Provided material.
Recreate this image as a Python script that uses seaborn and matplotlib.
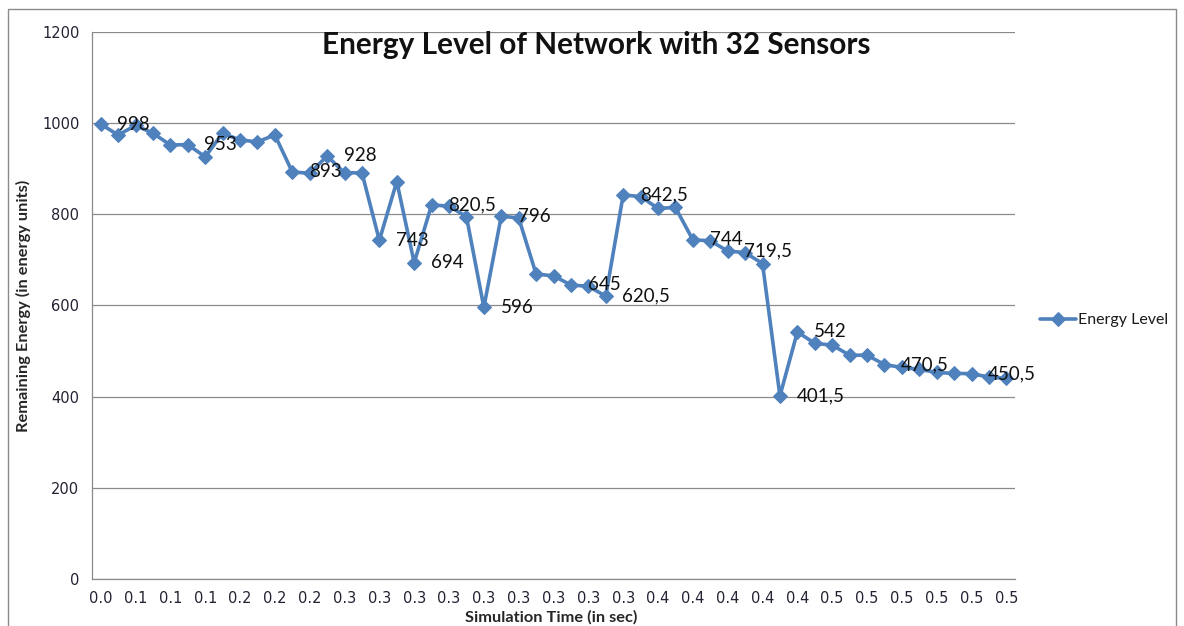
import numpy as np
import pandas as pd
import matplotlib
matplotlib.use("Agg")
from matplotlib import pyplot as plt
from matplotlib.patches import Rectangle
import seaborn as sns

# ---- chart data ----
time_labels = ["0.0", "0.1", "0.1", "0.1", "0.2", "0.2", "0.2",
               "0.3", "0.3", "0.3", "0.3", "0.3", "0.3", "0.3", "0.3", "0.3",
               "0.4", "0.4", "0.4", "0.4", "0.4",
               "0.5", "0.5", "0.5", "0.5", "0.5", "0.5"]
energy = [998, 974, 995, 978, 952, 953, 926, 978, 963, 959,
          974, 893, 890, 928, 891, 891, 743, 872, 694, 820.5,
          818, 795, 596, 796, 792, 669, 665, 645, 642, 620.5,
          842.5, 839, 813, 815, 744, 742, 719.5, 716, 692, 401.5,
          542, 517, 513, 491, 491, 470.5, 464, 460, 453, 451,
          450.5, 443, 440]
# points that carry a data label in the original
labelled = [0, 5, 11, 13, 16, 18, 19, 22, 23, 27, 29, 30, 34, 36, 39, 40, 45, 50]

BLUE = "#4f81bd"
GRID = "#8a8a8a"

sns.set_theme(style="white")
plt.rcParams['font.family'] = ['Lato', 'DejaVu Sans']
plt.rc('text', color='#1a1a1a')

df = pd.DataFrame({"step": np.arange(len(energy)), "energy": energy})

fig, ax = plt.subplots(figsize=(11.84, 6.26), dpi=100)
fig.subplots_adjust(left=0.0777, right=0.8573, bottom=0.0751, top=0.9489)

sns.lineplot(data=df, x="step", y="energy", marker="D", color=BLUE,
             linewidth=2.6, markersize=7.5, markeredgecolor=BLUE,
             label="Energy Level", ax=ax, zorder=3)

# data labels, placed right of the point like Excel does
for i in labelled:
    txt = f"{energy[i]:g}".replace(".", ",")
    ax.annotate(txt, (i, energy[i]), xytext=(12, 0), textcoords="offset points",
                ha="left", va="center", fontsize=13.5, color="#111111", zorder=5)

# y axis
ax.set_ylim(0, 1200)
ax.set_yticks(range(0, 1201, 200))
ax.yaxis.grid(True, color=GRID, linewidth=0.9)
ax.set_axisbelow(True)

# x axis: category style, ticks between points, label every other point
ax.set_xlim(-0.5, len(energy) - 0.5)
ax.set_xticks(np.arange(0, len(energy), 2))
ax.set_xticklabels(time_labels)
ax.set_xticks(np.arange(-0.5, len(energy), 1), minor=True)
ax.tick_params(axis="x", which="major", length=0, pad=9)
ax.tick_params(axis="x", which="minor", length=5, width=0.8, color=GRID, direction="out")
ax.tick_params(axis="y", length=5, width=0.8, color=GRID, direction="out", pad=4)
for lab in ax.get_xticklabels() + ax.get_yticklabels():
    lab.set_fontfamily("DejaVu Sans")
    lab.set_fontsize(10.5)
    lab.set_color("#222233")

for s in ["top", "right"]:
    ax.spines[s].set_visible(False)
for s in ["left", "bottom"]:
    ax.spines[s].set_color(GRID)
    ax.spines[s].set_linewidth(0.9)

ax.set_xlabel("Simulation Time (in sec)", fontsize=11.8, fontweight="bold")
ax.set_ylabel("Remaining Energy (in energy units)", fontsize=11.8, fontweight="bold")
ax.xaxis.set_label_coords(0.497, -0.056)
ax.yaxis.set_label_coords(-0.066, 0.5)

ax.text(0.546, 0.976, "Energy Level of Network with 32 Sensors", transform=ax.transAxes,
        ha="center", va="center", fontsize=21.4, fontweight="bold", color="#111111")

leg = ax.legend(loc="center left", bbox_to_anchor=(1026 / 1184, 1 - 320 / 626),
                bbox_transform=fig.transFigure, frameon=False, fontsize=11.5,
                handlelength=2.2, handletextpad=0.15)

# chart area outline
fig.add_artist(Rectangle((8 / 1184, -0.05), (1176 - 8) / 1184, (626 - 9) / 626 + 0.05,
                         transform=fig.transFigure, fill=False,
                         edgecolor="#8a8a8a", linewidth=1))

plt.savefig("out.png", dpi=100)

Exercise task.
Pictures are excluded; extract exactly the lines from the start of the data through the line that holds "import seaborn as sns", both ends included.

Task response.
Recreate this image as a Python script that uses seaborn and matplotlib.
import numpy as np
import pandas as pd
import matplotlib
matplotlib.use("Agg")
from matplotlib import pyplot as plt
from matplotlib.patches import Rectangle
import seaborn as sns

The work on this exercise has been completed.